After taking the SDFWA CNC class with Pat Duffy, I was inspired to try a Vcarve inlay. First I checked out several info sources and Youtube videos. The best one for me was Howard’s video - nice walk-thru of how to do it step by step. You can see his video here.
I found a nice Pacific Northwest bearpaw artwork.
The intent is to inlay maple on walnut to make a lid for the Advent Whiskey Tasting samples box my brother made using walnut with maple dividers.
But I wanted the paw itself to be dark rather than light colored, so I put an ellipse around it. Also, being a novice I’m not ready to try different inlay wood for the red vs black parts of the original artwork. After a tiny bit of cleanup using node editing per Howard’s video, this is the result.
Knowing full well I would screw up the first few attempts, and having limited amounts of walnut and maple at hand, I used oak and poplar for my first trial run. I knew I needed more color contrast, so I put a walnut stain on the oak. There were numerous discussions online regarding whether to use a 90, 60, or 30 degree Vbit. I decided to go with 60.
The oak female carving came out well. The stain certainly showed the contrast well at this stage. The poplar didn’t do quite as well because it’s a bit soft. Some of the fine detail didn’t get handled well - perhaps a 90 degree vbit would have left a stronger detail and been less prone to chipping? There are some puzzling transitions between some arc segments. I read later that some people run the program twice to clean up the cuts a bit. This would likely have been good on the poplar.

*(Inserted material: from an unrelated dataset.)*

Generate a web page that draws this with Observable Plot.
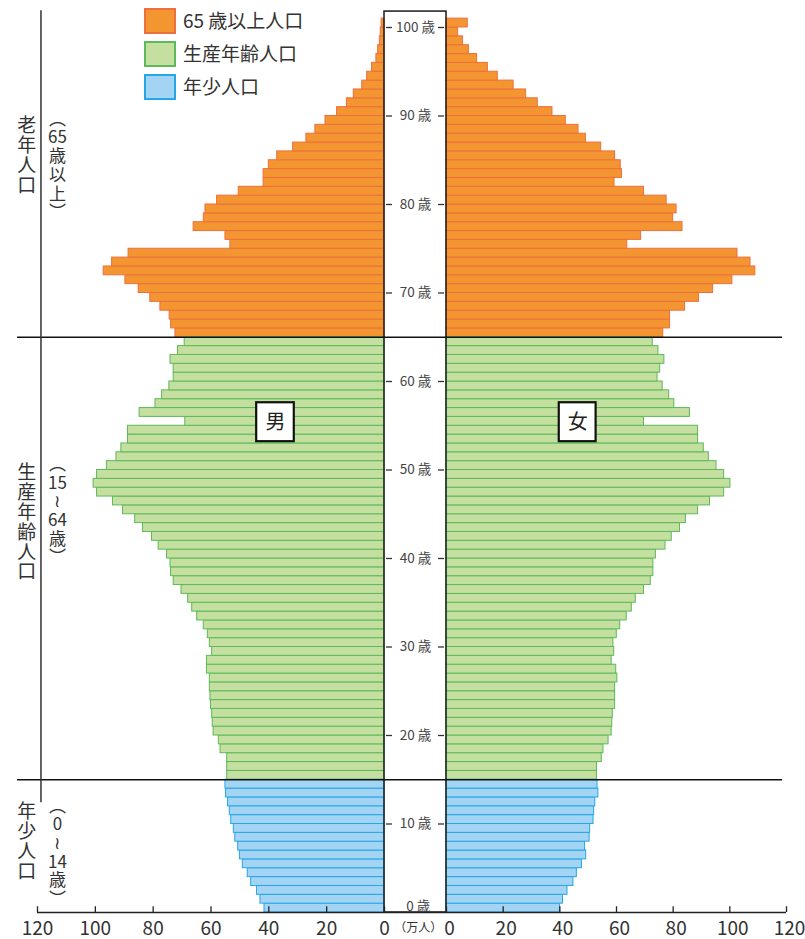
<!DOCTYPE html>
<html>
<head>
<meta charset="utf-8">
<script src="https://cdn.jsdelivr.net/npm/d3@7"></script>
<script src="https://cdn.jsdelivr.net/npm/@observablehq/plot@0.6"></script>
<style>
  body { margin: 0; background: #fff; font-family: "Noto Sans CJK JP", "Noto Sans", sans-serif; }
  #wrap { position: relative; width: 805px; height: 939px; }
  #legend { position: absolute; left: 144px; top: 8px; }
  .item { position: relative; height: 33px; display: flex; align-items: flex-start; }
  .sw { width: 32px; height: 26px; box-sizing: border-box; border: 2px solid; }
  .lab { margin-left: 7px; font-size: 19px; line-height: 24px; color: #333; }
</style>
</head>
<body>
<div id="wrap">
  <div id="chart"></div>
  <div id="legend"></div>
</div>
<script>
// ---- data (万人) ----
const ages = d3.range(0, 101); // 0..100 (100 = 100歳以上)
const male = [
  41.5, 42.9, 44.1, 46.1, 47.3, 49.0, 50.0, 50.6, 51.6, 52.1,
  53.0, 53.5, 54.1, 54.8, 55.0, 54.4, 54.4, 54.4, 56.7, 57.3,
  59.1, 59.4, 59.6, 60.0, 60.2, 60.4, 60.4, 61.4, 61.4, 59.6,
  60.4, 61.1, 62.5, 64.8, 66.5, 67.9, 70.2, 72.9, 73.8, 74.0,
  75.2, 78.1, 80.4, 83.5, 86.2, 90.4, 93.9, 99.4, 100.6, 99.4,
  96.0, 92.7, 91.0, 88.7, 88.7, 68.9, 84.7, 79.2, 76.9, 74.4,
  72.9, 72.9, 74.0, 71.4, 69.1, 72.3, 73.8, 74.3, 77.5, 81.0,
  85.0, 89.6, 97.1, 94.2, 88.5, 53.3, 55.0, 66.0, 62.5, 61.9,
  57.9, 50.4, 41.8, 41.8, 40.0, 37.1, 31.6, 27.0, 23.9, 20.4,
  16.4, 13.0, 10.6, 7.7, 6.0, 4.3, 2.8, 2.2, 1.6, 1.3,
  1.0
];
const female = [
  40.1, 41.1, 42.7, 44.8, 46.0, 47.8, 49.3, 48.9, 50.5, 50.7,
  51.9, 52.1, 52.5, 53.6, 53.3, 53.1, 53.1, 54.8, 55.4, 57.2,
  58.3, 58.5, 58.7, 59.5, 59.5, 59.5, 60.3, 59.9, 58.3, 59.2,
  58.9, 60.1, 61.3, 63.6, 65.4, 66.8, 69.7, 72.1, 73.0, 73.0,
  73.9, 77.3, 79.5, 82.4, 84.5, 88.8, 93.0, 98.0, 100.2, 98.0,
  95.3, 92.6, 90.8, 88.8, 88.8, 69.7, 85.9, 80.4, 78.6, 76.3,
  74.5, 75.4, 76.9, 74.8, 72.8, 76.5, 78.9, 78.9, 84.2, 89.1,
  94.1, 100.9, 109.0, 107.3, 102.7, 63.8, 68.7, 83.3, 80.0, 81.2,
  77.7, 69.7, 59.3, 61.9, 61.5, 59.5, 54.6, 49.2, 46.6, 42.1,
  37.4, 32.2, 28.1, 23.7, 18.1, 14.6, 10.8, 7.9, 5.8, 4.1,
  7.5
];
const groupNames = ["65 歳以上人口", "生産年齢人口", "年少人口"];
const groupFrom = [65, 15, 0];
const groupTo = [101, 65, 15];
const groupFill = ["#f39530", "#c4df9f", "#a3d4f3"];
const groupStroke = ["#ee6f3e", "#5cba58", "#27a6e6"];
const groupLabels = ["老\n年\n人\n口", "生\n産\n年\n齢\n人\n口", "年\n少\n人\n口"];
const groupSubLabels = ["︵\n65\n歳\n以\n上\n︶", "︵\n15\n≀\n64\n歳\n︶", "︵\n0\n≀\n14\n歳\n︶"];
const ageTicks = [0, 10, 20, 30, 40, 50, 60, 70, 80, 90, 100];
const popTicks = [0, 20, 40, 60, 80, 100, 120];
const sexNames = ["男", "女"];

// ---- layout constants ----
const OFF = 21.7;           // width of the central age column, in axis units
const AGE_TOP = 101;

const rows = ages.map((a, i) => ({
  age: a, male: male[i], female: female[i],
  g: groupFrom.findIndex((f, k) => a >= f && a < groupTo[k])
}));

const marks = [];
groupNames.forEach((name, k) => {
  const data = rows.filter(d => d.g === k);
  marks.push(Plot.rect(data, {
    x1: 0, x2: d => -d.male, y1: d => d.age, y2: d => d.age + 1,
    fill: groupFill[k], stroke: groupStroke[k], strokeWidth: 1
  }));
  marks.push(Plot.rect(data, {
    x1: OFF, x2: d => OFF + d.female, y1: d => d.age, y2: d => d.age + 1,
    fill: groupFill[k], stroke: groupStroke[k], strokeWidth: 1
  }));
});

// central age column
marks.push(Plot.rect([0], {x1: 0, x2: OFF, y1: 0, y2: 101.8, fill: "none", stroke: "#1a1a1a", strokeWidth: 1.5}));
marks.push(Plot.ruleY(ageTicks.filter(d => d > 0), {y: d => d, x1: 0.7, x2: 2.8, stroke: "#333", strokeWidth: 1.3}));
marks.push(Plot.ruleY(ageTicks.filter(d => d > 0), {y: d => d, x1: OFF - 2.8, x2: OFF - 0.7, stroke: "#333", strokeWidth: 1.3}));
marks.push(Plot.text(ageTicks, {
  x: d => d === 0 ? OFF / 2 + 1 : OFF / 2, y: d => d === 0 ? 0.65 : d,
  text: d => `${d} 歳`, fontSize: 13.5, fill: "#444"
}));

// group boundaries
marks.push(Plot.ruleY([15, 65], {x1: -126.9, x2: OFF + 118.6, stroke: "#111", strokeWidth: 1.3}));
marks.push(Plot.ruleX([-118.8], {y1: 12.4, y2: 101.9, stroke: "#333", strokeWidth: 1.5}));

// group labels
const labelAges = [85.5, 44.1, 8.0];
const subAges = [84.4, 45.4, 6.8];
marks.push(Plot.text(groupLabels, {x: -123.7, y: (d, i) => labelAges[i], text: d => d, fontSize: 19, lineHeight: 1.05, fill: "#333"}));
marks.push(Plot.text(groupSubLabels, {x: -113.1, y: (d, i) => subAges[i], text: d => d, fontSize: 17, lineHeight: 1.1, fill: "#333"}));

// sex labels
const sexX = [-37.7, OFF + 46.3];
const sexAge = 55.4;
marks.push(Plot.rect(sexNames, {x1: (d, i) => sexX[i] - 6.5, x2: (d, i) => sexX[i] + 6.5, y1: sexAge - 2.2, y2: sexAge + 2.2, fill: "white", stroke: "#111", strokeWidth: 2.2}));
marks.push(Plot.text(sexNames, {x: (d, i) => sexX[i], y: sexAge, text: d => d, fontSize: 20, fill: "#222"}));

// population axis
marks.push(Plot.ruleY([0], {x1: -120, x2: OFF + 120, stroke: "#222", strokeWidth: 1.3}));
marks.push(Plot.ruleX(popTicks, {x: d => -d, y1: 0, y2: 0.65, stroke: "#222", strokeWidth: 1.3}));
marks.push(Plot.ruleX(popTicks, {x: d => OFF + d, y1: 0, y2: 0.65, stroke: "#222", strokeWidth: 1.3}));
marks.push(Plot.text(popTicks, {x: d => -d, y: 0, dy: 16, text: d => String(d), fontSize: 19, fill: "#333"}));
marks.push(Plot.text(popTicks, {x: d => OFF + d, y: 0, dy: 16, dx: 3, text: d => String(d), fontSize: 19, fill: "#333"}));
marks.push(Plot.text(["（万人）"], {x: OFF / 2 + 1, y: 0, dy: 16, text: d => d, fontSize: 12, fill: "#333"}));

const chart = Plot.plot({
  width: 805,
  height: 939,
  margin: 0,
  x: {type: "linear", domain: [-120, 0, OFF, OFF + 120], range: [37, 384, 446, 786], axis: null},
  y: {type: "linear", domain: [0, AGE_TOP], range: [912, 18.15], axis: null},
  style: {fontFamily: '"Noto Sans CJK JP", "Noto Sans", sans-serif', background: "white", overflow: "visible"},
  marks
});
document.getElementById("chart").appendChild(chart);

// legend
const legend = document.getElementById("legend");
groupNames.forEach((name, k) => {
  const item = document.createElement("div");
  item.className = "item";
  item.innerHTML = `<div class="sw" style="background:${groupFill[k]};border-color:${groupStroke[k]}"></div><div class="lab">${name}</div>`;
  legend.appendChild(item);
});
</script>
</body>
</html>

I brushed both parts liberally with Titebond Original and clamped them firmly. Probably too firmly, as the finished part acquired a warp that I think is from the poplar being forced too far into the oak, and thus spreading apart the inlay side of the board. After curing overnight, I cut away the excess poplar. I don’t have a bandsaw to follow Howard’s approach, so I used the table saw with a crosscut sled and the blade just high enough to reach into most of the poplar without touching the oak. Lots of cuts sliding the sled back and forth while indexing the board slightly each time. Then onto the belt sander to remove the rest of the excess poplar, excess glue, and of course losing the stain in the process. The result wasn’t too bad for a test run and taught me a few things I will share.
As expected, the contrast is poor, but in most areas the technique worked well. The fine lines washed out - no big surprise there. Here you can see that narrow lines are visible only as glue.
I was questioning the 3-2-1 parameters used by Howard, thinking that 0.1" in the cavity might be too much. So I cut the test sample to see inside.
To my surprise, Vcarve didn’t hog out all of the area to 0.3" as I had expected. The land at the right of the picture looks like we only have about 0.030" of clearance or so.
I’m heading to the mountains for a week, so I’ll have to pick this up when I get back. My lessons so far are:
- Watch Howard. Don’t second guess him.
- Don’t clamp too hard, it will force the substrate to bow.
- Fine lines and little detail won’t come out reliably, at least not in soft wood. I think I would consider .030" as a minimum feature size based on this test.
- Make a sample or two in cheap wood before risking the good hardwoods.
- Soft wood seems to chip a lot - I likely need to adjust speed and feed to improve quality.
- The male piece has the delicate protrusions, so it needs more care. If there is a choice regarding machinability of wood used, the male part is the one that really needs consideration.
- Run the vbit part of the program a second time to clean up little details.
Do others have more words of experience on this technique? When I get back, I’ll be picking an alternate graphic with much less fine detail for my next trial and will share my experiences.